This week, Gartner issued a press release in support of their recent PPM and IT Governance Summit entitled "5 collaboration myths." Number one myth on their list? "The right tools will make us collaborative."
Perhaps this sounds heretical from someone working for Avaya, especially as we significantly increase focus on collaboration technologies and solutions, but I wholeheartedly agree with Gartner's statement.
A couple of months ago, I took part in some Avaya leadership training, and we spent a good bit of time discussing corporate norms and behaviors that had the potential to limit our success. A lot of this dialog centered around increasing the value and effectiveness of collaboration across Avaya organizations, our customers and our channels.
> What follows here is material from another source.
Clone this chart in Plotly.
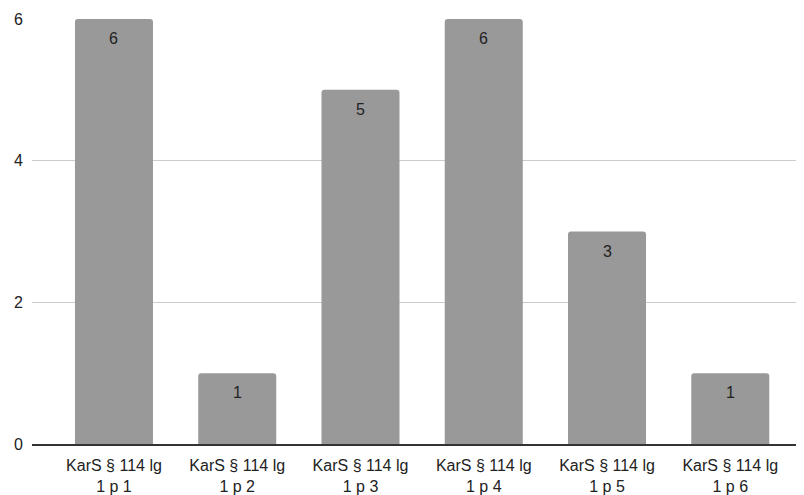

You've undoubtedly heard the adage "You can lead a horse to water, but you cannot make him drink."
Most businesses should have a similar saying -- "You can provide collaboration tools, but you cannot make 'em collaborate."
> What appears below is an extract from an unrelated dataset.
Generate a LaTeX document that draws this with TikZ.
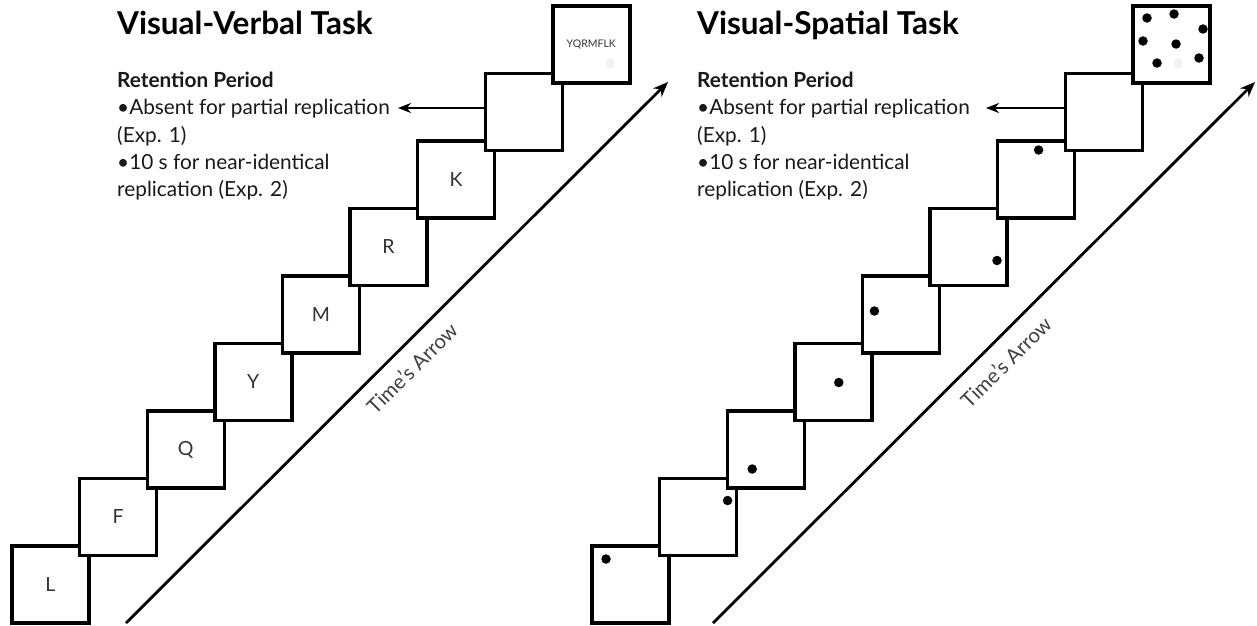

Effective collaboration (and the key word here is "effective") requires more than just putting powerful, intuitive tools in the hands of your users and customers. It requires a mindset to commit oneself to exploiting the benefits of these tools, and doing so consistently and with purpose.
As an example, I have a peer who refuses to use instant messaging tools, viewing them as intrusive. This individual doesn't want to be bothered by ad-hoc, distracting messages from anyone and everyone, demanding instant attention to their questions and interruptions.
I can understand that. But there are times, particularly when we are on a conference call with customers, channel partners, or peers, that instant messaging and multi-party chat capabilities can be a powerful back-channel, testing proposals and verifying facts before speaking publicly.
The fact that my peer is simply unwilling to use the collaboration tools put in front of them under any circumstances, simply because there are certain circumstances (many circumstances, perhaps) where they find the tool to be less than ideal, means the overall collaboration experience in which they participate is certainly less than ideal. And, in turn, that makes everyone involved in the collaboration effort less effective.
Gartner explains that "Technology can make it easier to collaboration when applications mirror a more intuitive, fluid work style, but selecting a tool without addressing the roles, processes, metrics and the organization's workplace climate is putting the cart before the horse."
Or, as I said at our leadership team discussion, "Collaboration is a mindset, not a toolset."
So as your organization considers the metrics and KPI's you'll use you measure the value of investments in collaboration technologies, take time to also assess your organizations mental fortitude and attitude to make collaboration itself work effectively. It could make a major impact to your ROI calculations.